All except for two of them: Caleb and Joshua. These two spies attempted to sway the rest of the camp to proceed and enter the land, knowing God would not leave their sides.
Unfortunately, Israel rebelled (literally, they formed a rebellion) and went with the majority. Because of this, God prevented a great number of the Israelites from entering the Promised Land, including the 10 unfaithful spies.
This story shows us that timid leaders need to trust in God’s plan. If God says he will bring us through a situation, we have to realize he has not gone back on a promise yet. Rebelling and refusing to do what God has called you to do has consequences. In the case of Israel, they had to wander the desert for 40 more years.
Go in the strength you have and save Israel out of Midian’s hand,” Gideon responded, saying, “Pardon me, my lord, but how can I save Israel?
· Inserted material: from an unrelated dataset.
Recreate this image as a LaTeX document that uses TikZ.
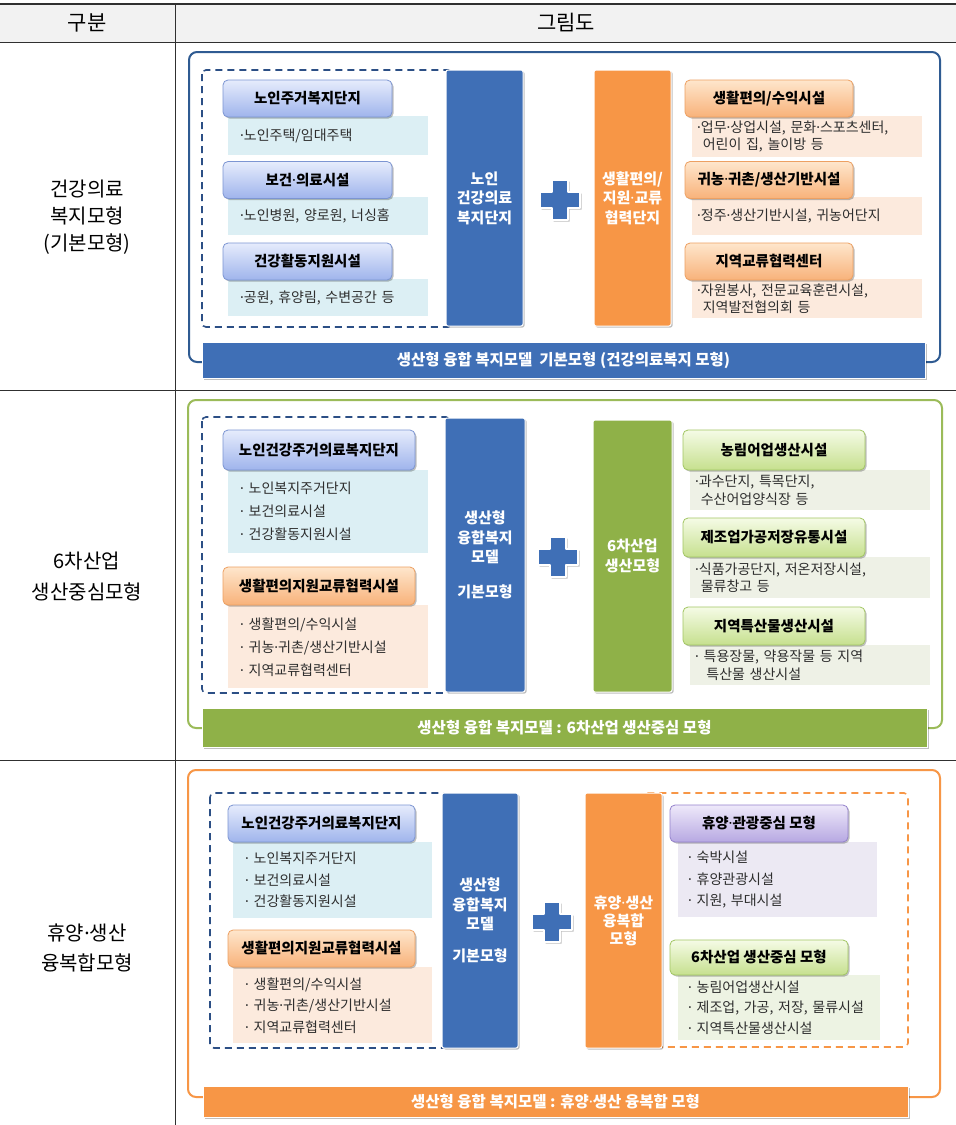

My clan is the weakest in Manasseh, and I am the least in my family” (Judg. 6:14-15).
Gideon, also named Jerubbaal and Jerubbesheth, was a military leader, judge and prophet whose calling and victory over the Midianites are recounted in chapters 6 to 8 of the Book of Judges in the Hebrew Bible. Gideon was the son of Joash, from the Abiezrite clan in the tribe of Manasseh and lived in Ephra.
When we meet Gideon in the Bible, we find him hiding. Not the greatest start for a leader. Especially when we consider what God ultimately calls him to do as judge of Israel: defeat the Midianites (an enemy that had taken over Israel).
See, in the time of the judges, Israel had fallen into a cyclical pattern. They would sin, an enemy would take over, they would cry out to God, and God would appoint a judge to drive out the enemy. Repeat.
But Gideon doesn’t exactly like this calling of his. He comes from a lesser tribe and doesn’t have a great position in the family birth order. So he tests God.
The Bible tells us not to put God to the test, so although God seems to allow this, he has Gideon make up for it later. How he does this is by shrinking Gideon’s army to attack tens of thousands of Midianites with … 300 men.
You can imagine Gideon’s trepidation. Especially because we first find him hiding from Israel’s enemies.
Gideon’s story shows us that God can use anyone, even the least of these, to accomplish great things. We also learn that we can do nothing apart from God. Gideon tried to use thousands of soldiers as a hedge of protection, and God said, “No. You need to rely on me. Not on the strength of men.”